My new Assessment Center

I have a new name for the piano in my classroom - it is being re-christened the "assessment center".

Music teachers are constantly assessing.  The assessment/instruction cycle in a music classroom is so short that it is almost imperceptible.  It is part of a music teachers's DNA that what you hear (assess) instantly guides what you say (instruct).  Add this to the fact that many of the procedural skills a choral music teacher assesses are things humans usually do unconsciously (breath support, vowel shape/tone, diction, etc.) and you have a quagmire of assessment for instruction.  This is the challenge that music teachers somehow love - finding the perfect sound.

But back to my piano.  Why am I going to start calling it my "assessment center"?

In my elementary classroom, the students first walk in and stand around the piano.  We do warmups together - for the same reasons that any choir would do warmups - we work on beautiful sound.
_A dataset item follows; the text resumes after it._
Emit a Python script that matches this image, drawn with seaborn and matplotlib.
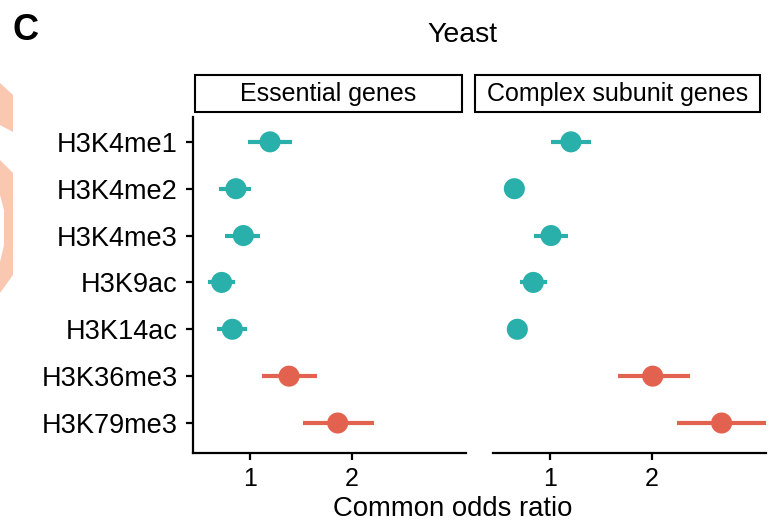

Sometimes we sing in small groups or individually.  This is our pre-assessment.

When I am teaching a song, we usually use the CD's that come with our textbooks or other resources (Activate, Music Express, MK8).  But when it's time to see how the class is progressing - back to the piano!  We make this a big deal - can you sing/play it with the piano??  These are our formative assessments.

Finally, when we have a song down pretty well, it's time to record it and publish it to our website. Where do we record the song?  Around the piano!  This is our summative assessment.  Is everything we put out on the internet perfect?  No.  But at the elementary level, the focus is on process, not product.  And letting the students listen to the recording lets them assess themselves, too.

Hope you love your new assessment center.





1 comment:

  1. That's exactly right! I feel like the rest of the education world needs to take a cue from us! haha! our job is constant assessment, critique and correction. Every rehearsal is a formative assessment, we just never called it that before.